Communication: Always Include Incident Impact On Business

Mohammed A.
Oct 19, 2024
Communication: Always Include Incident Impact On Business

When an incident happens, most engineers rush to explain the technical details.

That is the trap.

The business first needs to understand impact: who is affected, what is unavailable, and how much risk this creates right now. If Redis is down, “Redis is down” is not enough. Say what this means for users, operations, and revenue.

The Trap Most Engineers Fall Into

Most incident updates start with implementation details: logs, stack traces, host-level behavior, and speculative root causes.

Those details are useful for engineers, but they are not the first thing the business needs. Impact-first communication builds trust because it answers the decision-making question immediately: “How bad is this, and what should we do now?”

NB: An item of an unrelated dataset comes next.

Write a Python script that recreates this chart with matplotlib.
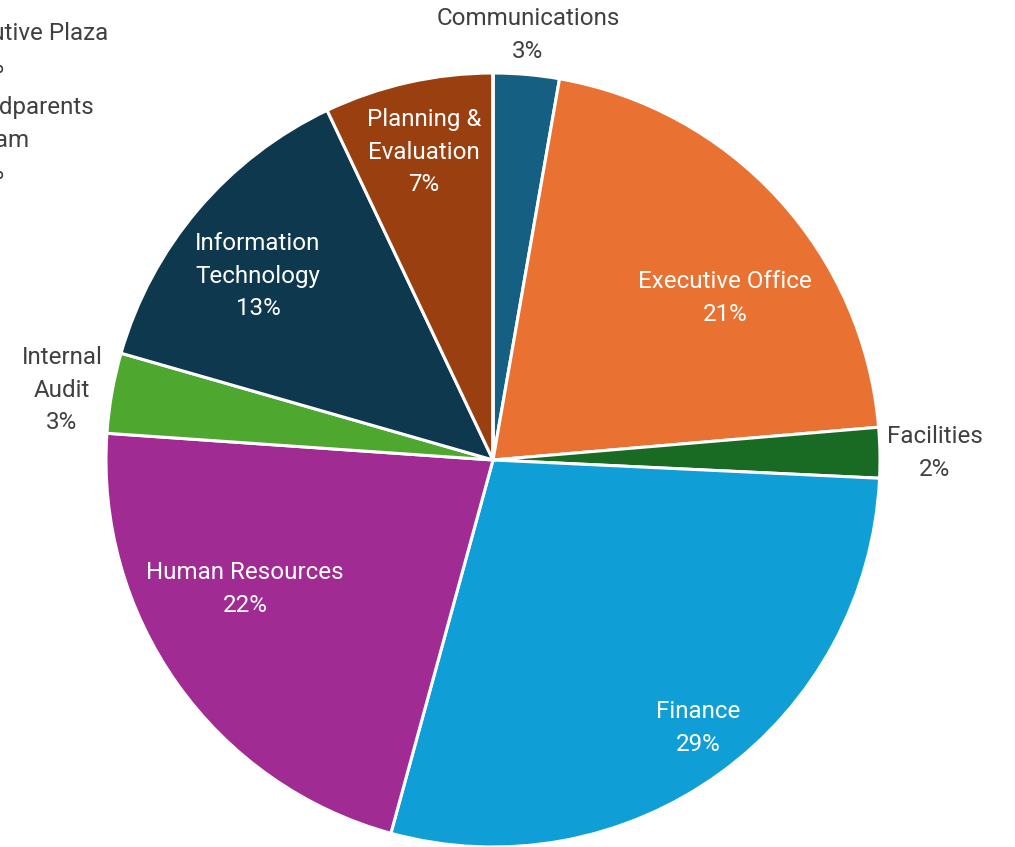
import matplotlib.pyplot as plt

plt.rcParams['font.family'] = ['Roboto', 'DejaVu Sans']

# department share of total (percent), clockwise from 12 o'clock
departments = ['Communications', 'Executive Office', 'Facilities', 'Finance',
               'Human Resources', 'Internal Audit', 'Information Technology',
               'Planning & Evaluation', 'Executive Plaza', 'Grandparents Program']
shares = [2.75, 20.9, 2.1, 28.5, 21.85, 3.35, 13.5, 7.05, 0.0, 0.0]
pct_labels = ['3%', '21%', '2%', '29%', '22%', '3%', '13%', '7%', '0%', '0%']
label_text = ['Communications', 'Executive Office', 'Facilities', 'Finance',
              'Human Resources', 'Internal\nAudit', 'Information\nTechnology',
              'Planning &\nEvaluation', 'Executive Plaza', 'Grandparents\nProgram']
colors = ['#156082', '#E97132', '#196B24', '#0F9ED5', '#A02B93', '#4EA72E',
          '#0E384E', '#9A4010', '#0E4A16', '#0A6A90']

W, H = 1015, 847
fig = plt.figure(figsize=(W / 100, H / 100), dpi=100)
ax = fig.add_axes([0, 0, 1, 1])

cx, cy, R = 493, H - 460, 387
ax.pie(shares, colors=colors, startangle=90, counterclock=False,
       radius=R, center=(cx, cy), frame=True,
       wedgeprops=dict(edgecolor='white', linewidth=2.2))
ax.set_xlim(0, W)
ax.set_ylim(0, H)
ax.axis('off')

FS = 17.4
LS = 1.53

# label anchors in pixels (x, y from top) for the non-zero slices
anchors = [(528, 35), (725, 298), (935, 453), (698, 728), (245, 589),
           (62, 390), (258, 276), (424, 152)]
inside = [False, True, False, True, True, False, True, True]

for txt, pct, (x, y), ins in zip(label_text, pct_labels, anchors, inside):
    ax.text(x, H - y, txt + '\n' + pct, ha='center', va='center',
            fontsize=FS, linespacing=LS,
            color='white' if ins else '#404040')

# zero slices: Excel pushed these labels to the top-left, partly off the chart
zero_lines = [('Executive Plaza', 108, 33), (pct_labels[8], 5, 66),
              ('Grandparents', 94, 107), ('Program', 29, 140),
              (pct_labels[9], 5, 172)]
for txt, xr, y in zero_lines:
    ax.text(xr, H - y, txt, ha='right', va='center', fontsize=FS,
            color='#404040')

fig.savefig('out.png', dpi=100)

First Response: What to Include in the First 5 Minutes

Your first message should be short and structured:

  1. What happened (one sentence)
  2. Current business impact
  3. Scope (which users, regions, products)
  4. Mitigation status (what is being done now)
  5. Next update time

A good first response is not a full diagnosis. It is clear situational awareness.

Incident Report / Post-Mortem: What Must Be Included

For the written report, include the technical details, but keep them in the right order:

  1. Impact summary (with time window and measurable effect)
  2. Timeline (detection, escalation, mitigation, recovery)
  3. Root cause analysis (technical and process causes)
  4. Detection gap (why alerts/checks did not catch it earlier)
  5. Corrective actions (owner and due date for each item)

Root cause without impact is incomplete. Impact without corrective actions is also incomplete.

Conclusion

During incidents, technical precision matters, but communication priority matters more.

Start with business impact, then add technical depth. Engineers who do this consistently become trusted much faster, especially as they grow into senior and leadership roles.